[Given task]: Wherever the string "matplotlib" appears, copy the whole line.
====
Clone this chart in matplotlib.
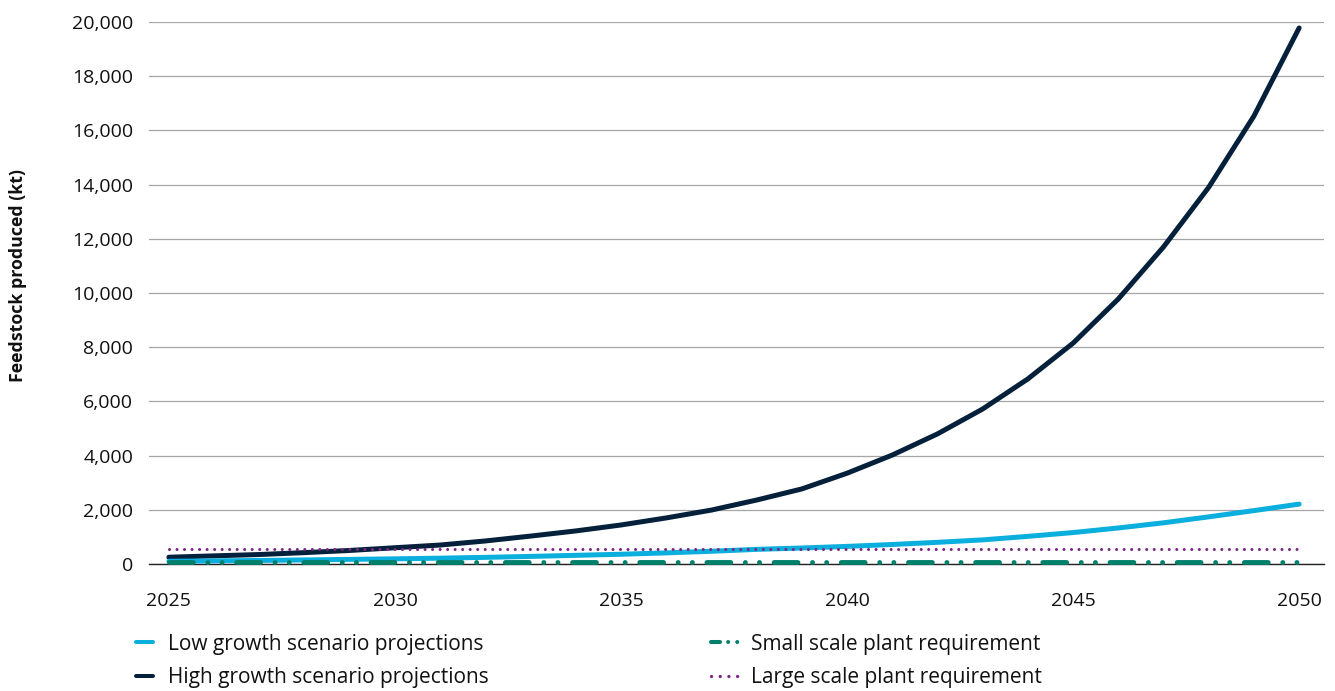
import matplotlib
matplotlib.use("Agg")
import matplotlib.pyplot as plt
from matplotlib.lines import Line2D
from matplotlib.ticker import FuncFormatter

years = list(range(2025, 2051))
high_growth = [250, 300, 350, 420, 500, 600, 700, 850, 1030, 1220, 1440, 1700, 1990, 2360, 2770,
               3350, 4020, 4800, 5720, 6830, 8150, 9780, 11700, 13900, 16530, 19780]
low_growth = [100, 115, 130, 150, 170, 190, 215, 245, 280, 320, 360, 410, 470, 540, 590,
              650, 720, 800, 890, 1020, 1160, 1330, 1520, 1740, 1970, 2210]
small_scale = [80] * len(years)
large_scale = [550] * len(years)
labels = ["Low growth scenario projections", "High growth scenario projections",
          "Small scale plant requirement", "Large scale plant requirement"]
x_ticks = [2025, 2030, 2035, 2040, 2045, 2050]
y_ticks = list(range(0, 20001, 2000))

plt.rcParams['font.family'] = ['Open Sans', 'DejaVu Sans']

W, H = 1335, 691
fig = plt.figure(figsize=(W / 100, H / 100), dpi=100)
ax = fig.add_axes([149 / W, 1 - 564 / H, (1324 - 149) / W, (564 - 22) / H])

c_dark = "#04203A"
c_blue = "#0AAFDD"
c_green = "#00806B"
c_purple = "#7A2784"
small_style = (0, (4.9, 3.0, 0.01, 2.9, 0.01, 3.0))
large_style = (0, (0.01, 2.45))

l_high, = ax.plot(years, high_growth, color=c_dark, lw=3.6, solid_capstyle='round',
                  clip_on=False, zorder=3)
l_low, = ax.plot(years, low_growth, color=c_blue, lw=3.6, solid_capstyle='round',
                 clip_on=False, zorder=4)
l_small, = ax.plot(years, small_scale, color=c_green, lw=3.5, dash_capstyle='round',
                   linestyle=small_style, clip_on=False, zorder=5)
l_large, = ax.plot(years, large_scale, color=c_purple, lw=2.2, dash_capstyle='round',
                   linestyle=large_style, clip_on=False, zorder=6)

ax.set_xlim(2024.56, 2050.55)
ax.set_ylim(0, 20000)
ax.set_xticks(x_ticks)
ax.set_yticks(y_ticks)
ax.yaxis.set_major_formatter(FuncFormatter(lambda v, p: f"{int(v):,}"))
ax.tick_params(axis='both', length=0, labelsize=14, colors='#111111')
ax.tick_params(axis='y', pad=11.5)
ax.tick_params(axis='x', pad=20)
ax.grid(axis='y', color='#A6A6A6', lw=0.9)
ax.set_axisbelow(True)
for s in ['left', 'right', 'top']:
    ax.spines[s].set_visible(False)
ax.spines['bottom'].set_color('#222222')
ax.spines['bottom'].set_linewidth(1.0)

fig.text(18 / W, 1 - 276 / H, "Feedstock produced (kt)", rotation=90, ha='center', va='center',
         fontsize=12.8, fontweight='bold', color='#111111')

# legend: two columns built as two legends
h_low = Line2D([], [], color=c_blue, lw=2.9, solid_capstyle='round')
h_high = Line2D([], [], color=c_dark, lw=2.9, solid_capstyle='round')
h_small = Line2D([], [], color=c_green, lw=2.9, dash_capstyle='round',
                 linestyle=(0, (2.25, 2.0, 0.01, 2.25, 0.01, 6)))
h_large = Line2D([], [], color=c_purple, lw=2.4, dash_capstyle='round',
                 linestyle=(0, (0.01, 2.6)))

common = dict(loc='center left', frameon=False, fontsize=15, borderpad=0,
              labelspacing=0.6, borderaxespad=0)
leg1 = fig.legend([h_low, h_high], labels[:2], bbox_to_anchor=(136 / W, 1 - 661 / H),
                  handlelength=0.82, handletextpad=0.7, **common)
leg2 = fig.legend([h_small, h_large], labels[2:], bbox_to_anchor=(711 / W, 1 - 661 / H),
                  handlelength=1.32, handletextpad=0.62, **common)
for lg in (leg1, leg2):
    for t in lg.get_texts():
        t.set_color('#111111')

fig.savefig("out.png", dpi=100)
====
[Complete response]:
Clone this chart in matplotlib.
import matplotlib
matplotlib.use("Agg")
import matplotlib.pyplot as plt
from matplotlib.lines import Line2D
from matplotlib.ticker import FuncFormatter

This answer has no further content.